The federal watchdog agency found that the IRS does not match tax returns to the W-2 income forms that employers file until months after the filing season ends on April 15. Employers file them in late February or early March; the IRS does not match them up with employees’ incomes reported on 1040 forms until June.
That’s way too late to catch identity thieves who file false returns in other people’s names early in the year and have already received and cashed the refund check.
So far this year, a total of 79 South Florida defendants have been charged with filing $40 million in fraudulent refund claims through identity theft, according to the U.S. attorney’s office.

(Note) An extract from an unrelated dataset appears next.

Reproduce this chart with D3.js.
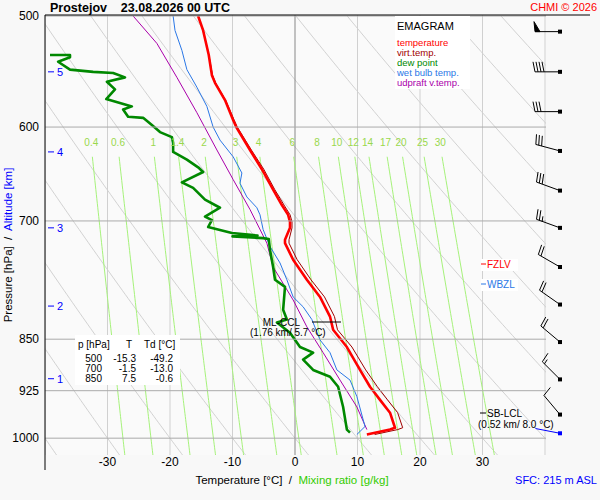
<!DOCTYPE html>
<html><head><meta charset="utf-8">
<script src="https://cdn.jsdelivr.net/npm/d3@7"></script>
<style>body{margin:0;background:#f8f8f8}svg{font-family:"Liberation Sans",Arial,sans-serif}</style>
</head><body><svg id="c" width="600" height="500"></svg>
<script>
// ---- data ----
const tempP = [500,512,533,551,558,574,593,600,623,643,665,682,693,701,708,722,726,746,771,793,819,837,861,894,919,939,959,983,986,994];
const tempT = [-15.5,-14.7,-13.8,-13.3,-12.8,-11.2,-9.9,-9.4,-7.2,-5.3,-3.5,-2.1,-1.1,-0.8,-0.8,-1.6,-1.6,-0.3,1.9,4.0,5.6,6.1,8.3,10.4,12.0,13.6,15.2,16.0,15.2,11.5];
const dewP = [533,533,535,539,546,548,549,553,557,564,573,580,583,590,591,598,605,610,616,625,633,641,646,657,663,676,685,695,699,707,714,717,718,720,721,734,755,771,780,810,823,827,841,861,869,879,894,904,919,950,986,991];
const dewT = [-39.2,-36,-36,-37.9,-36,-32.3,-29.1,-27.2,-30.1,-28.8,-30.2,-26.1,-27.5,-26.7,-24.3,-22.9,-21.6,-19.7,-19.5,-19.5,-17.3,-15.5,-14.7,-18.1,-16.3,-14.4,-12,-14.4,-13.3,-13.9,-10.1,-6,-10,-5.1,-4.2,-4,-3.5,-3.2,-1.6,-1.9,-1.3,-2.9,-0.8,0.8,2.9,1.3,2.9,5.6,6.9,7.7,8.3,8.8];
const wbP = [500,512,529,546,562,580,600,613,630,647,658,673,685,693,710,730,750,771,793,806,823,851,869,894,909,934,981,994];
const wbT = [-19.5,-19.2,-18.1,-17.3,-15.7,-14.1,-13.1,-12,-9.9,-8.5,-8.8,-7.7,-6.1,-5.6,-5.1,-4,-2.4,-1.3,-0.3,1.3,2.7,4,5.6,6.7,8.8,9.9,11.2,9.9];
const updP = [500,523,553,586,623,654,687,726,755,797,833,869,909,950,986];
const updT = [-25.9,-22.1,-18.9,-15.7,-12.5,-9.9,-7.2,-4.5,-3.5,-0.3,1.9,4.5,7.2,9.9,11.5];
const isoPress = [500,600,700,850,925,1000];
const tempTicks = [-30,-20,-10,0,10,20,30];
const mixRatios = [0.4,0.6,1,1.4,2,3,4,6,8,10,12,14,17,20,25,30];
const altKm = [1,2,3,4,5];
const altP = [907,805,708,625,548];
const windP = [513,548,585,624,666,708,755,803,854,908,962];
const windDir = [270,270,270,285,290,290,300,305,310,315,320];
const windKt = [50,40,30,30,30,25,20,20,20,15,10];
const sfcWindDir = 281, sfcWindP = 992;
const tableRows = [["500","-15.3","-49.2"],["700","-1.5","-13.0"],["850","7.5","-0.6"]];
const legendItems = [["temperature","#ff0000"],["virt.temp.","#a00000"],["dew point","#008800"],["wet bulb temp.","#2a77e6"],["udpraft v.temp.","#aa00aa"]];

// ---- scales ----
const svg = d3.select("#c");
const L=45,R=546,T0=15,B=455;
const x = d3.scaleLinear().domain([-40,40]).range([45,545]);
const y = d3.scaleLog().domain([500,1028]).range([16,455]);
const defs = svg.append("defs");
defs.append("clipPath").attr("id","pc").append("rect").attr("x",L).attr("y",T0).attr("width",R-L).attr("height",B-T0);
svg.append("rect").attr("x",L).attr("y",T0).attr("width",R-L).attr("height",B-T0).attr("fill","#fafafa");
const g = svg.append("g").attr("clip-path","url(#pc)");
const pr = d3.range(500,1031,5);
const line = d3.line().x(d=>x(d[1])).y(d=>y(d[0]));

// dry adiabats
for(let th=-40;th<=160;th+=10){
  g.append("path").attr("d",line(pr.map(p=>[p,(th+273.15)*Math.pow(p/1000,0.2857)-273.15]))).attr("fill","none").attr("stroke","#d2d2d2").attr("stroke-width",1);
}
// isotherms
d3.range(-40,41,10).forEach(t=>g.append("line").attr("x1",x(t)).attr("x2",x(t)).attr("y1",T0).attr("y2",B).attr("stroke",t===0?"#888":"#d0d0d0").attr("stroke-width",1));
// mixing ratio lines
function tdFromW(w,p){const e=w*p/(622+w);const a=Math.log(e/6.112);return 243.5*a/(17.67-a);}
const mrP = d3.range(630,1031,5);
mixRatios.forEach(w=>{
  g.append("path").attr("d",line(mrP.map(p=>[p,tdFromW(w,p)]))).attr("fill","none").attr("stroke","#a6f27a").attr("stroke-width",1);
  svg.append("text").attr("x",x(tdFromW(w,620))).attr("y",y(620)-1).attr("text-anchor","middle").attr("font-size",10).attr("fill","#99d84c").text(w);
});
// isobars
isoPress.forEach(p=>svg.append("line").attr("x1",L).attr("x2",R).attr("y1",y(p)).attr("y2",y(p)).attr("stroke","#aaa"));

// virtual temperature derived
const tdAt = p=>{const lp=Math.log(p);if(p<=dewP[0])return -49.2;for(let i=1;i<dewP.length;i++){if(Math.log(dewP[i])>=lp){const a=Math.log(dewP[i-1]),b=Math.log(dewP[i]);const f=b===a?1:(lp-a)/(b-a);return dewT[i-1]+f*(dewT[i]-dewT[i-1]);}}return dewT[dewT.length-1];};
const virtT = tempP.map((p,i)=>{const td=tdAt(p);const e=6.112*Math.exp(17.67*td/(td+243.5));const w=0.622*e/(p-e);return (tempT[i]+273.15)*(1+0.61*w)-273.15;});
const prof=(P,Tt,c,w)=>g.append("path").attr("d",line(P.map((p,i)=>[p,Tt[i]]))).attr("fill","none").attr("stroke",c).attr("stroke-width",w).attr("stroke-linejoin","round");
prof(updP,updT,"#aa00aa",1);
prof(wbP,wbT,"#2a77e6",1);
prof(tempP,virtT,"#a00000",1);
prof(tempP,tempT,"#ff0000",2.6);
prof(dewP,dewT,"#008800",2.6);

// axes frame
svg.append("line").attr("x1",L).attr("x2",L).attr("y1",T0).attr("y2",470).attr("stroke","#000");
svg.append("line").attr("x1",L).attr("x2",590).attr("y1",T0).attr("y2",T0).attr("stroke","#000");
isoPress.forEach(p=>svg.append("text").attr("x",39).attr("y",y(p)+4).attr("text-anchor","end").attr("font-size",12).text(p));
tempTicks.forEach(t=>svg.append("text").attr("x",x(t)).attr("y",466).attr("text-anchor","middle").attr("font-size",12).text(t));
altKm.forEach((k,i)=>{svg.append("line").attr("x1",48).attr("x2",54).attr("y1",y(altP[i])).attr("y2",y(altP[i])).attr("stroke","#0000ff");
  svg.append("text").attr("x",57).attr("y",y(altP[i])+4).attr("font-size",11).attr("fill","#0000ff").text(k);});

// titles
svg.append("text").attr("x",50).attr("y",12).attr("font-size",12.5).attr("font-weight","bold").attr("xml:space","preserve").text("Prostejov    23.08.2026 00 UTC");
svg.append("text").attr("x",597).attr("y",11).attr("text-anchor","end").attr("font-size",11).attr("fill","#ff0000").text("CHMI © 2026");
const yl = svg.append("text").attr("transform","translate(12,245) rotate(-90)").attr("text-anchor","middle").attr("font-size",11.5).attr("xml:space","preserve");
yl.append("tspan").text("Pressure [hPa]  /  ");yl.append("tspan").attr("fill","#0000ff").text("Altitude [km]");
const xl = svg.append("text").attr("x",292).attr("y",484).attr("text-anchor","middle").attr("font-size",11.5).attr("xml:space","preserve");
xl.append("tspan").text("Temperature [°C]  /  ");xl.append("tspan").attr("fill","#33cc00").text("Mixing ratio [g/kg]");
svg.append("text").attr("x",597).attr("y",484).attr("text-anchor","end").attr("font-size",11).attr("fill","#0000ff").text("SFC: 215 m ASL");

// legend
svg.append("rect").attr("x",395).attr("y",16).attr("width",75).attr("height",73).attr("fill","#fff");
svg.append("text").attr("x",397).attr("y",30).attr("font-size",11).text("EMAGRAM");
legendItems.forEach((d,i)=>svg.append("text").attr("x",397).attr("y",46+i*10).attr("font-size",9.5).attr("fill",d[1]).text(d[0]));

// table
svg.append("rect").attr("x",75).attr("y",335).attr("width",105).attr("height",50).attr("fill","#fff");
const th=svg.append("g").attr("font-size",10);
th.append("text").attr("x",78).attr("y",348).text("p [hPa]");
th.append("text").attr("x",126).attr("y",348).text("T");
th.append("text").attr("x",144).attr("y",348).text("Td [°C]");
tableRows.forEach((r,i)=>{const yy=362+i*10;
  th.append("text").attr("x",102).attr("y",yy).attr("text-anchor","end").text(r[0]);
  th.append("text").attr("x",136).attr("y",yy).attr("text-anchor","end").text(r[1]);
  th.append("text").attr("x",173).attr("y",yy).attr("text-anchor","end").text(r[2]);});

// annotations
svg.append("line").attr("x1",312).attr("x2",341).attr("y1",322).attr("y2",322).attr("stroke","#000");
svg.append("text").attr("x",300).attr("y",326).attr("text-anchor","end").attr("font-size",10).text("ML-CCL");
svg.append("text").attr("x",250).attr("y",336).attr("font-size",10).text("(1.76 km/ 5.7 °C)");
svg.append("rect").attr("x",481).attr("y",259).attr("width",37).attr("height",12).attr("fill","#fff");
svg.append("line").attr("x1",481).attr("x2",486).attr("y1",264).attr("y2",264).attr("stroke","#ff0000");
svg.append("text").attr("x",487).attr("y",268).attr("font-size",10).attr("fill","#ff0000").text("FZLV");
svg.append("rect").attr("x",481).attr("y",279).attr("width",37).attr("height",12).attr("fill","#fff");
svg.append("line").attr("x1",481).attr("x2",486).attr("y1",284).attr("y2",284).attr("stroke","#2a77e6");
svg.append("text").attr("x",487).attr("y",288).attr("font-size",10).attr("fill","#2a77e6").text("WBZL");
svg.append("line").attr("x1",480).attr("x2",486).attr("y1",413).attr("y2",413).attr("stroke","#000");
svg.append("text").attr("x",487).attr("y",417).attr("font-size",10).text("SB-LCL");
svg.append("text").attr("x",478).attr("y",428).attr("font-size",10).text("(0.52 km/ 8.0 °C)");

// wind barbs
const bx=560;
function barb(p,dir,kt,col){
  const by=y(p), r=dir*Math.PI/180, ux=Math.sin(r), uy=-Math.cos(r), vx=-uy, vy=ux;
  const len=25, gg=svg.append("g").attr("stroke",col).attr("fill",col).attr("stroke-width",1);
  gg.append("line").attr("x1",bx).attr("y1",by).attr("x2",bx+ux*len).attr("y2",by+uy*len);
  gg.append("rect").attr("x",bx-2).attr("y",by-2).attr("width",4).attr("height",4).attr("stroke","none");
  let pos=len, s=kt;
  const bl=10;
  while(s>=50){const ax=bx+ux*pos, ay=by+uy*pos, cx=bx+ux*(pos-5), cy=by+uy*(pos-5);
    gg.append("path").attr("d",`M${ax},${ay}L${ax+vx*bl+ux*1},${ay+vy*bl+uy*1}L${cx},${cy}Z`);pos-=7;s-=50;}
  while(s>=10){const ax=bx+ux*pos, ay=by+uy*pos;
    gg.append("line").attr("x1",ax).attr("y1",ay).attr("x2",ax+vx*bl+ux*2).attr("y2",ay+vy*bl+uy*2);pos-=3;s-=10;}
  if(s>=5){const ax=bx+ux*pos, ay=by+uy*pos;
    gg.append("line").attr("x1",ax).attr("y1",ay).attr("x2",ax+vx*bl*0.5+ux).attr("y2",ay+vy*bl*0.5+uy);}
}
windP.forEach((p,i)=>barb(p,windDir[i],windKt[i],"#000"));
barb(sfcWindP,sfcWindDir,0,"#0000ff");
</script></body></html>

Among the major cases unsealed Wednesday: A three-person ring — Serge St-Vill, 62, of Miami, Muller Pierre, 62, of North Miami Beach, and Finshley Fanor, 34, of Lauderhill — submitted thousands of tax returns in the names of mostly dead people, seeking $14 million in fraudulent refunds, according to an indictment.
The most prominent defendant charged this year has been William Joseph, a former University of Miami defensive tackle who played in the NFL for much of the past decade, who pleaded guilty in August to tax-fraud charges.
Joseph, 32, of Miramar, admitted cashing a $10,088 Treasury Department refund check in the name of a person with the initials “I.P.” at a check-cashing store in North Miami in April, according to his plea agreement.
Unbeknown to him, the store was a front for an FBI undercover operation.
At Wednesday’s news conference, the U.S. attorney also highlighted his office’s most tragic case: Last month, a federal jury found a Miami-Dade man guilty of fatally shooting U.S. postal carrier Bruce Parton in December 2010 as part of a plot to steal people’s identities and file fraudulent income-tax refunds in their names.
The jury found that Pikerson J. Mentor, 30, killed Parton, 60, of Pembroke Pines, for his master key so that he and a partner could access mailboxes — and the personal financial information inside the mail — belonging to residents of North Miami-Dade apartment complexes.